» **Recorded information**:

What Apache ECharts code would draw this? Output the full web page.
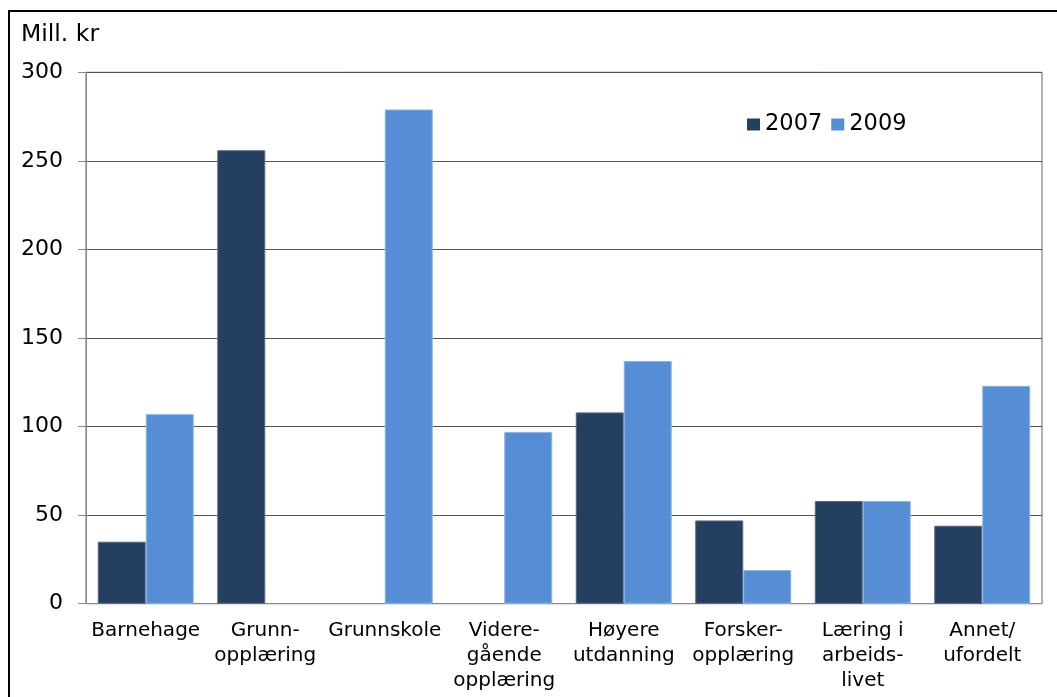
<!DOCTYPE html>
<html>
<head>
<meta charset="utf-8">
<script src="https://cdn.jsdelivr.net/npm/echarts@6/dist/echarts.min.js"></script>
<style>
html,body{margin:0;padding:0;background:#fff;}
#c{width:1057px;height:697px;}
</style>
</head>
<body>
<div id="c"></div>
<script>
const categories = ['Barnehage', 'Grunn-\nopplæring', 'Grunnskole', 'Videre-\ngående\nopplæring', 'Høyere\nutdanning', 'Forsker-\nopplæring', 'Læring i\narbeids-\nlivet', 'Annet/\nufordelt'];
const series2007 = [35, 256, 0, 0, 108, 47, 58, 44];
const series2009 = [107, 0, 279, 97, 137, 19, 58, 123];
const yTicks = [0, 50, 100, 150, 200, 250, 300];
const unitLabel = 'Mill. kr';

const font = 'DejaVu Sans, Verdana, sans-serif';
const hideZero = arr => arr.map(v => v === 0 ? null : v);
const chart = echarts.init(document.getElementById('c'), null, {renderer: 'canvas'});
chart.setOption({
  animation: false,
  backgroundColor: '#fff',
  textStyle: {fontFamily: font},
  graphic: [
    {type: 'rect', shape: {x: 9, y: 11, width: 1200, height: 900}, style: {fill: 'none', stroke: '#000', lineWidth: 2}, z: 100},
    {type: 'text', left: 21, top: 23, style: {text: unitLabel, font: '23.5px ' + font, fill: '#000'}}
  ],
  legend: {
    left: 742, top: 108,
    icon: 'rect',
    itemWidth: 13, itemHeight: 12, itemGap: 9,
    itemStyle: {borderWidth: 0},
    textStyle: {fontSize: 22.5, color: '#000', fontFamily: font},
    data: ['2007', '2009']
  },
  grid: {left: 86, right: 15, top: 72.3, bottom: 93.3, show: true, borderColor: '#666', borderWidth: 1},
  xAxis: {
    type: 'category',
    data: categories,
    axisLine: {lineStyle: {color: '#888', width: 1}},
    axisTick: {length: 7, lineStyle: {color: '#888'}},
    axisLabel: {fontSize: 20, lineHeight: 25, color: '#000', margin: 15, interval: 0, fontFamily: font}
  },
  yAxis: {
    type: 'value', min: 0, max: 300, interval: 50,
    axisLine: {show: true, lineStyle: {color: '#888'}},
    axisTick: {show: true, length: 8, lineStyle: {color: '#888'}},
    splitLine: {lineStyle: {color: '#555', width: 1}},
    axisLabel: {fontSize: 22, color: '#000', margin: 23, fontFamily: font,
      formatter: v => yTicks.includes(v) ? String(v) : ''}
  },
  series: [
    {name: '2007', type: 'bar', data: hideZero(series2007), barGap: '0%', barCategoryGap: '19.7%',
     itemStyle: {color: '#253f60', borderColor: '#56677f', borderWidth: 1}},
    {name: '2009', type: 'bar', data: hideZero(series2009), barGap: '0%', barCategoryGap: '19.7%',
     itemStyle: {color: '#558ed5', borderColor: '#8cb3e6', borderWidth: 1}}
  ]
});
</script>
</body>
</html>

» **What you should do**: Write out the whole listing exactly, and drop the pictures.

» **Result below**:
What Apache ECharts code would draw this? Output the full web page.
<!DOCTYPE html>
<html>
<head>
<meta charset="utf-8">
<script src="https://cdn.jsdelivr.net/npm/echarts@6/dist/echarts.min.js"></script>
<style>
html,body{margin:0;padding:0;background:#fff;}
#c{width:1057px;height:697px;}
</style>
</head>
<body>
<div id="c"></div>
<script>
const categories = ['Barnehage', 'Grunn-\nopplæring', 'Grunnskole', 'Videre-\ngående\nopplæring', 'Høyere\nutdanning', 'Forsker-\nopplæring', 'Læring i\narbeids-\nlivet', 'Annet/\nufordelt'];
const series2007 = [35, 256, 0, 0, 108, 47, 58, 44];
const series2009 = [107, 0, 279, 97, 137, 19, 58, 123];
const yTicks = [0, 50, 100, 150, 200, 250, 300];
const unitLabel = 'Mill. kr';

const font = 'DejaVu Sans, Verdana, sans-serif';
const hideZero = arr => arr.map(v => v === 0 ? null : v);
const chart = echarts.init(document.getElementById('c'), null, {renderer: 'canvas'});
chart.setOption({
  animation: false,
  backgroundColor: '#fff',
  textStyle: {fontFamily: font},
  graphic: [
    {type: 'rect', shape: {x: 9, y: 11, width: 1200, height: 900}, style: {fill: 'none', stroke: '#000', lineWidth: 2}, z: 100},
    {type: 'text', left: 21, top: 23, style: {text: unitLabel, font: '23.5px ' + font, fill: '#000'}}
  ],
  legend: {
    left: 742, top: 108,
    icon: 'rect',
    itemWidth: 13, itemHeight: 12, itemGap: 9,
    itemStyle: {borderWidth: 0},
    textStyle: {fontSize: 22.5, color: '#000', fontFamily: font},
    data: ['2007', '2009']
  },
  grid: {left: 86, right: 15, top: 72.3, bottom: 93.3, show: true, borderColor: '#666', borderWidth: 1},
  xAxis: {
    type: 'category',
    data: categories,
    axisLine: {lineStyle: {color: '#888', width: 1}},
    axisTick: {length: 7, lineStyle: {color: '#888'}},
    axisLabel: {fontSize: 20, lineHeight: 25, color: '#000', margin: 15, interval: 0, fontFamily: font}
  },
  yAxis: {
    type: 'value', min: 0, max: 300, interval: 50,
    axisLine: {show: true, lineStyle: {color: '#888'}},
    axisTick: {show: true, length: 8, lineStyle: {color: '#888'}},
    splitLine: {lineStyle: {color: '#555', width: 1}},
    axisLabel: {fontSize: 22, color: '#000', margin: 23, fontFamily: font,
      formatter: v => yTicks.includes(v) ? String(v) : ''}
  },
  series: [
    {name: '2007', type: 'bar', data: hideZero(series2007), barGap: '0%', barCategoryGap: '19.7%',
     itemStyle: {color: '#253f60', borderColor: '#56677f', borderWidth: 1}},
    {name: '2009', type: 'bar', data: hideZero(series2009), barGap: '0%', barCategoryGap: '19.7%',
     itemStyle: {color: '#558ed5', borderColor: '#8cb3e6', borderWidth: 1}}
  ]
});
</script>
</body>
</html>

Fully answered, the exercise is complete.